Depuis, vous ne cessez d’enchaîner les meetings, les discours et mouvements de soutien à Alpha Condé, votre «père». Vous vous êtes forgé une forte image politique au point que celle-ci a fini par engloutir celle de technicien que vous êtes pourtant. Car, technicien, vous l’êtes vraiment. En plus de ce que m’ont dit certains de vos proches à propos de votre parcours aux impôts, j’ai pu moi-même faire mon propre constat. Je me souviens de toutes ces occasions où je vous ai écouté sur les théories économiques, notamment ce jour où vous avez pris ma main pour descendre les escaliers de l’Assemblée nationale, après le vote du volet recettes d’une des lois de finances. J’étais fasciné par vos explications.

Mais vous vous êtes tellement engagé dans la politique, vous vous êtes tellement laissé paraître comme tous ces autres démagogues et fanfarons de la République , que l’évocation de votre nom ne renvoie presque plus à l’image d’un technicien. Dès qu’on dit Makhissa Camara, on pense à l’argentier, au démagogue comme les autres. Mais ceci est moins grave dans le contexte guinéen sous Alpha Condé. Au contraire, comme le disait Fodé Oussou à l’investiture de Cellou Dalein dimanche, en agissant ainsi, vous pouvez même être sûr d’avoir une récompense exceptionnelle du palais.

Mais depuis ce weekend, vous avez ouvert un autre chantier pas digne d’un cadre, d’un leader de la Basse côte que vous cherchez à devenir. En Afrique, les autorités morales sont à respecter. La politique ne peut jamais s’exercer sans la morale. Dès qu’on lui enlève la culotte appelée morale, la politique n’st plus jolie à voir. En allant organiser un meeting à Tanènè dimanche, au lendemain d’une humiliation du sage de cette région de la Basse Guinée, Elhadj Sékouna Soumah, jusque dans son domicile, en présence de ses petits-fils et de ses invités, vous vous êtes dit peut être que cela vous offrirait une recette politique.

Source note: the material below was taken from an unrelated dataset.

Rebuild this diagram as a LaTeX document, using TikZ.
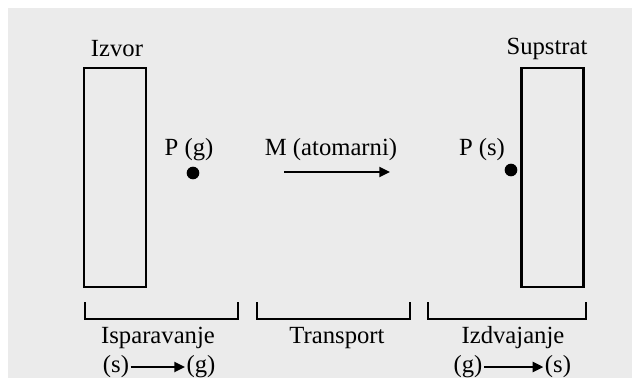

Faire un meeting en faveur du troisième mandat à Tanènè alors que d’autres s’y rendent tous les jours pour consoler l’autorité coutumière après l’attaque de son domicile par des forces de l’ordre juste pour son opposition à ce projet de troisième mandat. Où est l’élégance dans votre acte ? Où est passé le fils de la Basse côte ? Où est le Makhissa qui prônait la non-violence et qui appelait les jeunes de la Basse Côte à s’unir ?

Un de vos proches rapporte qu’à l’occasion de ce regroupement jugé provocateur par certains, vous avez déclaré ceci : «même si tout le monde abandonne le Président Alpha Condé, je vais rester derrière lui. On ne peut pas faire la politique et avoir peur». Non, ce que vous avez accompli portait déjà des germes d’un affrontement entre fils de la région. Vous saviez bien que votre démarche allait choquer. Ce n’est aucunement que l’expression d’un courage politique. L’amour du président et le courage auraient été de condamner ce qui est arrivé à Sékhouna Soumah et à ces autres fils de la région qui s’identifient à lui. Vous auriez démontré ainsi que vous êtes républicain et fils ressortissant de la Guinée maritime dont le patriarche a été humilié.

Le courage et l’amour du président seraient d’user de votre influence que vous prétendez avoir pour aider à faire en sorte que les coupables de cette bavure soient punis afin que jamais les autorités morales de notre pays ne subissent une telle humiliation.

Tout n’est pas que politique, grand frère Makhissa ! La politique n’est pas dénudée de morale et d’élégance. Vous n’êtes pas obligé d’inscrire votre nom sur le registre des pyromanes. Tant que vous pouvez, agissez dans la politique en habillant vos actions d’un tissu de morale et de bon sens. C’est pour demain !

Je suis sûr que cette fois aussi, au lieu de me renforcer pour vous prodiguer de bons conseils, ils inonderont votre messagerie de captures de quelques passages de ce message pour vous proposer de répondre à travers un article afin qu’ils puissent se remplir les poches de votre argent. Mais la prochaine fois qu’on se verra devant eux, moi je pourrai garder la tête haute avec ma fierté habituelle pendant que vous serez en train de secouer la tête pour dire qu’ils vous ont trahi.